Dubai’s capital markets are much better placed to handle the recent economic fall-out in the US and the eurozone, having learned several lessons from the 2008 global crisis and its own downturn two years ago.

Like stock markets around the world, the Dubai Financial Market (DFM) retreated in the wake of ratings agency Standard & Poor’s August 5 decision to downgrade the US’s credit rating. The DFM’s main index shed up to 3.7% in value on August 7, the first day of trading after the agency cut the US’s AAA rating, and almost as much over the two subsequent days of trading. However, the falls were nowhere near those posted in some other markets around the world, or even closer to home in the Gulf region.

Part of the reason for this is that Dubai’s capital markets have emerged from their own recent slowdown in a better position than before. Having seen a correction last year, the DFM has been moving slowly upward and the general index is now close to where it was a year ago. Many of the high-profile and high-level debts held by Dubai public and private entities have been restructured and are in the process of being cleared, meaning that the emirate is less exposed than it was when the full impact of the international financial crisis hit in 2008 and 2009.

Indeed, in what is being seen as a vote of confidence in Dubai’s economy and its debt market, in early August the state-owned Investment Corporation of Dubai (ICD) announced that it would repay all of the $4bn in debt it had falling due last month, rather than clearing part of the amount owed and rolling over the balance, as had been widely expected.

ICD, which controls Dubai’s flag carrier airline Emirates and aluminium producer DUBAL, said it would make the repayments using earnings from companies in its portfolio rather than having to turn to the capital markets for funding.

One concern for Dubai is that the US downgrade and the rising debt tide in the eurozone will make borrowing more difficult and expensive, with lenders potentially less willing to buy into bonds or other instruments issued either by the state or private entities.

An economist at Barclays Capital, Alia Moubayed, has said the cooling global economic climate and unsteady international markets could affect Dubai’s debt. “Given that Dubai is still restructuring its debt and faces repayments in 2012 of maturing corporate bonds, the continuation of risk aversion and market volatility could impact Dubai’s ability to raise funds at much-needed lower cost to improve its fiscal sustainability stance,” Moubayed told The National.

In mid-July, well before the US debt crisis broke, a report issued by Samba Financial Group said that while it was critical that the Dubai government continue to have access to capital markets at reasonable rates and take measures to strengthen its fiscal accounts, the emirate should be able to meet the next major debt spike in 2014, when some $20bn is due to be repaid.

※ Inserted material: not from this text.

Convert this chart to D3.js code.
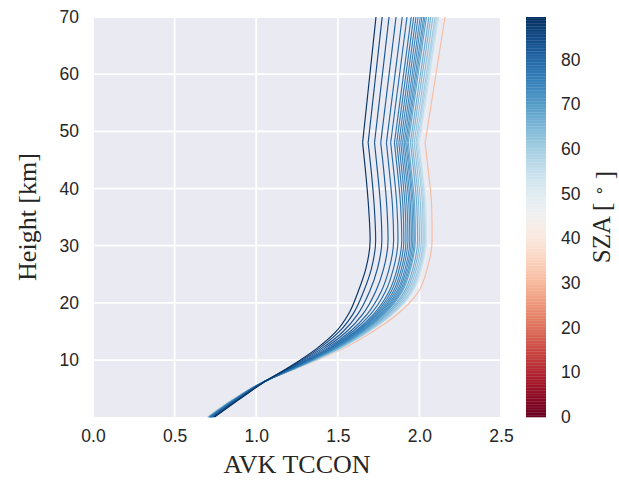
<!DOCTYPE html>
<html><head><meta charset="utf-8">
<script src="https://cdn.jsdelivr.net/npm/d3@7"></script>
<style>body{margin:0;background:#fff}</style>
</head><body>
<svg id="chart" width="619" height="480"></svg>
<script>
// ---- data ----
const heights = [0.04, 3, 6, 9, 12, 15, 18, 22, 26, 31, 37, 43, 48, 70];
const kinkIndex = 12; // profile has a sharp corner at 48 km
const sza = [89.2, 85.5, 83.5, 82, 80.5, 79, 77.5, 76.5, 75.5, 74.5, 73.5, 72.5, 71.5, 70.5, 69, 67, 65, 63, 61, 58.5, 56, 52, 47, 31];
const avk = [
  [0.745, 0.890, 1.040, 1.215, 1.370, 1.490, 1.565, 1.625, 1.672, 1.698, 1.688, 1.670, 1.652, 1.734],
  [0.741, 0.886, 1.039, 1.222, 1.384, 1.510, 1.592, 1.658, 1.706, 1.732, 1.723, 1.705, 1.686, 1.772],
  [0.736, 0.882, 1.038, 1.229, 1.400, 1.533, 1.622, 1.695, 1.743, 1.770, 1.762, 1.743, 1.725, 1.814],
  [0.732, 0.878, 1.037, 1.237, 1.416, 1.555, 1.652, 1.732, 1.781, 1.808, 1.800, 1.782, 1.763, 1.857],
  [0.728, 0.875, 1.036, 1.244, 1.431, 1.576, 1.679, 1.766, 1.815, 1.842, 1.835, 1.816, 1.798, 1.895],
  [0.725, 0.872, 1.036, 1.249, 1.442, 1.591, 1.700, 1.792, 1.841, 1.869, 1.862, 1.843, 1.824, 1.924],
  [0.722, 0.870, 1.035, 1.253, 1.452, 1.605, 1.718, 1.814, 1.864, 1.892, 1.885, 1.866, 1.847, 1.950],
  [0.720, 0.868, 1.035, 1.256, 1.457, 1.613, 1.729, 1.827, 1.877, 1.905, 1.899, 1.880, 1.861, 1.965],
  [0.719, 0.867, 1.034, 1.259, 1.463, 1.621, 1.739, 1.840, 1.890, 1.918, 1.912, 1.893, 1.874, 1.979],
  [0.718, 0.866, 1.034, 1.261, 1.468, 1.627, 1.748, 1.851, 1.901, 1.930, 1.924, 1.905, 1.886, 1.992],
  [0.716, 0.864, 1.034, 1.263, 1.472, 1.634, 1.757, 1.862, 1.913, 1.941, 1.936, 1.916, 1.897, 2.005],
  [0.715, 0.863, 1.033, 1.265, 1.476, 1.640, 1.765, 1.871, 1.922, 1.951, 1.945, 1.926, 1.907, 2.015],
  [0.714, 0.862, 1.033, 1.267, 1.480, 1.645, 1.772, 1.880, 1.931, 1.960, 1.955, 1.936, 1.916, 2.026],
  [0.713, 0.862, 1.033, 1.268, 1.484, 1.650, 1.778, 1.888, 1.939, 1.968, 1.963, 1.943, 1.924, 2.034],
  [0.712, 0.861, 1.033, 1.270, 1.487, 1.654, 1.784, 1.895, 1.946, 1.975, 1.971, 1.951, 1.932, 2.043],
  [0.711, 0.859, 1.032, 1.272, 1.492, 1.662, 1.795, 1.908, 1.960, 1.989, 1.984, 1.965, 1.945, 2.058],
  [0.709, 0.858, 1.032, 1.275, 1.497, 1.669, 1.804, 1.919, 1.971, 2.000, 1.996, 1.976, 1.956, 2.070],
  [0.708, 0.857, 1.032, 1.277, 1.502, 1.676, 1.813, 1.930, 1.982, 2.012, 2.007, 1.988, 1.968, 2.083],
  [0.707, 0.856, 1.031, 1.279, 1.507, 1.682, 1.822, 1.941, 1.993, 2.023, 2.019, 1.999, 1.979, 2.096],
  [0.706, 0.855, 1.031, 1.281, 1.510, 1.687, 1.828, 1.949, 2.001, 2.031, 2.027, 2.007, 1.987, 2.104],
  [0.705, 0.854, 1.031, 1.282, 1.513, 1.691, 1.834, 1.956, 2.009, 2.038, 2.034, 2.015, 1.995, 2.113],
  [0.704, 0.854, 1.031, 1.283, 1.516, 1.695, 1.838, 1.962, 2.014, 2.044, 2.040, 2.020, 2.001, 2.119],
  [0.703, 0.853, 1.031, 1.285, 1.519, 1.699, 1.844, 1.969, 2.022, 2.051, 2.048, 2.028, 2.008, 2.127],
  [0.700, 0.850, 1.030, 1.290, 1.530, 1.715, 1.865, 1.995, 2.048, 2.078, 2.075, 2.055, 2.035, 2.157]
];
const xTicks = [0, 0.5, 1.0, 1.5, 2.0, 2.5];
const yTicks = [10, 20, 30, 40, 50, 60, 70];
const cbTicks = [0, 10, 20, 30, 40, 50, 60, 70, 80];
const szaMin = 0, szaMax = 89.5;

// ---- layout ----
const svg = d3.select("#chart");
const plot = {left: 93, right: 501, top: 17, bottom: 417};
const cb = {left: 526, right: 546, top: 17, bottom: 417};
const tickFont = "'Liberation Sans', Arial, sans-serif";
const labelFont = "'Liberation Serif', 'Times New Roman', serif";
const textColor = "#262626";

const x = d3.scaleLinear().domain([0, 2.5]).range([plot.left, plot.right]);
const y = d3.scaleLinear().domain([0.04, 70]).range([plot.bottom, plot.top]);
const color = d3.scaleSequential(d3.interpolateRdBu).domain([szaMin, szaMax]);

// background
svg.append("rect").attr("x", plot.left).attr("y", plot.top)
  .attr("width", plot.right - plot.left).attr("height", plot.bottom - plot.top)
  .attr("fill", "#eaeaf2");

// grid
const grid = svg.append("g").attr("stroke", "#ffffff").attr("stroke-width", 1.8);
xTicks.forEach(t => grid.append("line").attr("x1", x(t)).attr("x2", x(t))
  .attr("y1", plot.top).attr("y2", plot.bottom));
yTicks.forEach(t => grid.append("line").attr("y1", y(t)).attr("y2", y(t))
  .attr("x1", plot.left).attr("x2", plot.right));

// axes (tick labels only, seaborn style)
const xAxis = d3.axisBottom(x).tickValues(xTicks).tickFormat(d3.format(".1f")).tickSize(0).tickPadding(13);
const gx = svg.append("g").attr("transform", `translate(0,${plot.bottom})`).call(xAxis);
const yAxis = d3.axisLeft(y).tickValues(yTicks).tickFormat(d3.format("d")).tickSize(0).tickPadding(14);
const gy = svg.append("g").attr("transform", `translate(${plot.left},0)`).call(yAxis);
[gx, gy].forEach(g => {
  g.select(".domain").remove();
  g.selectAll("text").attr("font-family", tickFont).attr("font-size", "17.5px").attr("fill", textColor);
});

// lines
const lower = d3.line().x(d => x(d[0])).y(d => y(d[1])).curve(d3.curveMonotoneY);
const upper = d3.line().x(d => x(d[0])).y(d => y(d[1]));
const order = d3.range(sza.length).sort((a, b) => sza[a] - sza[b]);
const lg = svg.append("g").attr("fill", "none").attr("stroke-width", 1.15);
order.forEach(i => {
  const pts = heights.map((h, k) => [avk[i][k], h]);
  const low = pts.slice(0, kinkIndex + 1).reverse();
  const up = pts.slice(kinkIndex);
  lg.append("path").attr("d", lower(low)).attr("stroke", color(sza[i]));
  lg.append("path").attr("d", upper(up)).attr("stroke", color(sza[i]));
});

// axis labels
svg.append("text").attr("x", (plot.left + plot.right) / 2).attr("y", 473)
  .attr("text-anchor", "middle").attr("font-family", labelFont).attr("font-size", "26px")
  .attr("fill", textColor).text("AVK TCCON");
svg.append("text").attr("transform", `translate(36,${(plot.top + plot.bottom) / 2}) rotate(-90)`)
  .attr("text-anchor", "middle").attr("font-family", labelFont).attr("font-size", "26px")
  .attr("fill", textColor).text("Height [km]");

// colorbar
const cy = d3.scaleLinear().domain([szaMin, szaMax]).range([cb.bottom, cb.top]);
const nSteps = 256;
const cbg = svg.append("g");
d3.range(nSteps).forEach(i => {
  const v0 = szaMin + (szaMax - szaMin) * i / nSteps;
  const v1 = szaMin + (szaMax - szaMin) * (i + 1) / nSteps;
  cbg.append("rect").attr("x", cb.left).attr("width", cb.right - cb.left)
    .attr("y", cy(v1)).attr("height", cy(v0) - cy(v1) + 0.3)
    .attr("fill", color((v0 + v1) / 2));
});
const cbAxis = d3.axisRight(cy).tickValues(cbTicks).tickFormat(d3.format("d")).tickSize(0).tickPadding(15);
const gc = svg.append("g").attr("transform", `translate(${cb.right},0)`).call(cbAxis);
gc.select(".domain").remove();
gc.selectAll("text").attr("font-family", tickFont).attr("font-size", "17.5px").attr("fill", textColor);

const cbl = svg.append("text").attr("transform", `translate(610,${(cb.top + cb.bottom) / 2}) rotate(-90)`)
  .attr("text-anchor", "middle").attr("font-family", labelFont).attr("font-size", "25px")
  .attr("fill", textColor);
cbl.append("tspan").text("SZA [ ");
cbl.append("tspan").attr("dy", "-0.35em").attr("font-size", "17px").text("∘");
cbl.append("tspan").attr("dy", "0.35em").text(" ]");
</script>
</body></html>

Importantly, the Samba report also noted that efforts to reduce debt and restructure the economy were paying dividends.

“Dubai sovereign credit default swap spreads and bond yields have been falling in recent months, suggesting that investors are confident that the government will have the means and willingness to make repayment of its direct debts a priority,” it said.

An immediate effect of the cooling global economy was a fall in international oil prices, which slipped to $111 a barrel in early September. Though Dubai is not a major oil producer, with hydrocarbons contributing less than 5% to GDP, a continued slump in prices will have a flow-on effect for the local economy. In a research note issued in mid-August, Khatija Haque, the GCC economist at Dubai-based bank Emirates NBD, warned that a weakening of the global economy could undermine the local recovery.

“Slower global growth would have a negative impact on non-oil international trade,” Haque said. “Tourism, retail trade and investment could also be negatively affected by weaker consumer and business confidence. These sectors are key growth drivers for a small open economy such as Dubai.”

Though it is too early to determine what effect this round of uncertainty in the global markets will have on Dubai, it is clear that past experience has better prepared the emirate’s economy, now leaner and restructured, on how to deal with the latest volatility.